Chagas in Latin America (A:Endemic zones)

Chagas' disease currently affects 16–18 million people, with some 100 million (25% of the Latin American population) at risk of acquiring the disease, killing around 50,000 people annually.[1] With increased population movements, however, the possibility of transmission by blood transfusion has become more substantial in the United States.[2] Approximately 500,000 infected people live in the USA, virtually all of them immigrants.[3] Also, T. cruzi has already been found infecting wild opossums and raccoons as far north as the state of North Carolina.[4] Although there are triatomine bugs in the U.S., only rare vectorborne cases of Chagas disease have been documented.

The disease is distributed in the Americas, ranging from the southern United States to southern Argentina, mostly in poor, rural areas of Central and South America.[5]

The disease is almost exclusively found in rural areas, where the Triatominae can breed and feed on the natural reservoirs (the most common ones being opossums and armadillos) of T.cruzi. Depending on the special local interactions of the vectors and their hosts, other infected humans, domestic animals like cats, dogs, guinea pigs and wild animals like rodents, monkeys, ground squirrels (Spermophilus beecheyi) and many others could also serve as important parasite reservoirs. Though Triatominae bugs feed on birds, these seem to be immune against infection and therefore are not considered to be a T. cruzi reservoir; but there remain suspicions of them being a feeding resource for the vectors near human habitations.

The triatomine insects are known popularly in the different countries as vinchuca, barbeiro (the barber), chipo and other names, so called because it sucks the blood at night by biting the face of its victims. The insects, who develop a predominantly domiciliary and anthropophilic behaviour once they have infested a house,[6] usually hide during the day in crevices and gaps in the walls and roofs of poorly constructed homes. More rarely, better constructed houses may harbor the insect vector, because of the use of rough materials for making roofs, such as bamboo and thatch. A mosquito net, wrapped under the mattress, will provide protection in these situations, when the adult insect might sail down from above, but one of the five nymphal stages (instars) could crawl up from the floor.

Even when the colonies of insects are eradicated from a house and surrounding domestic animal shelters, they can arrive again (e.g., by flying) from plants or animals that are part of the ancient, natural sylvatic infection cycle. This can happen especially in zones with mixed open savannah, clumps of trees, etc., interspersed by human habitation.

Dense vegetation, like in tropical rain forests, and urban habitats, are not ideal for the establishment of the human transmission cycle.
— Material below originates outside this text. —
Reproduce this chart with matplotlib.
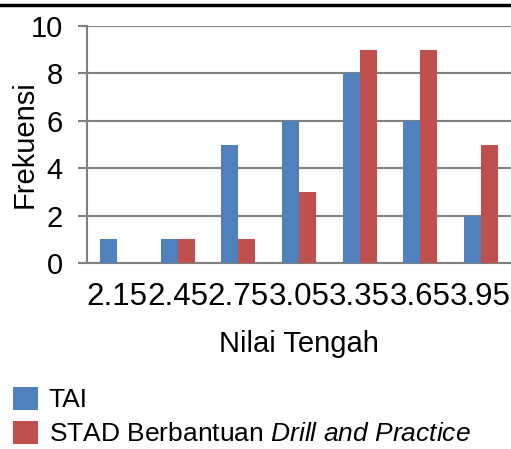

However, in regions where the sylvatic habitat and its fauna are thinned out by economical exploitation and human habitation, such as in newly deforested, piassava palm (Leopoldinia piassaba) culture areas, and some parts of the Amazon region, this may occur, when the insects are searching for new prey.[7]

References

  1. Carlier, Yves. Chagas Disease (American Trypanosomiasis). eMedicine (27 February 2003).
  2. Kirchhoff LV. "American trypanosomiasis (Chagas disease)—a tropical disease now in the United States." N Engl J Med. 1993 August 26;329(9):639-44. PMID 8341339 Online.
  3. National Institutes of Health. Medical Encyclopedia Accessed 9/25/2006
  4. Karsten V, Davis C, Kuhn R. "Trypanosoma cruzi in wild raccoons and opossums in North Carolina." J Parasitol. 1992 Jun;78(3):547-9. PMID 1597808
  5. Centers for Disease Control (CDC). American Trypanosomyasis Fact Sheet. Accessed 24 September 2006.
  6. Grijalva MJ, Palomeque-Rodriguez FS, Costales JA, et al. "High household infestation rates by synanthropic vectors of Chagas disease in southern Ecuador." J Med Entomol. 2005 Jan;42(1):68–74. PMID 15691011
  7. Teixeira AR, Monteiro PS, Rebelo JM, et al. "Emerging Chagas Disease: Trophic Network and Cycle of Transmission of Trypanosoma cruzi from Palm Trees in the Amazon." Emerg Infect Dis. 2001 Jan-Feb;7(1):100-12. PMID 11266300. PDF full text.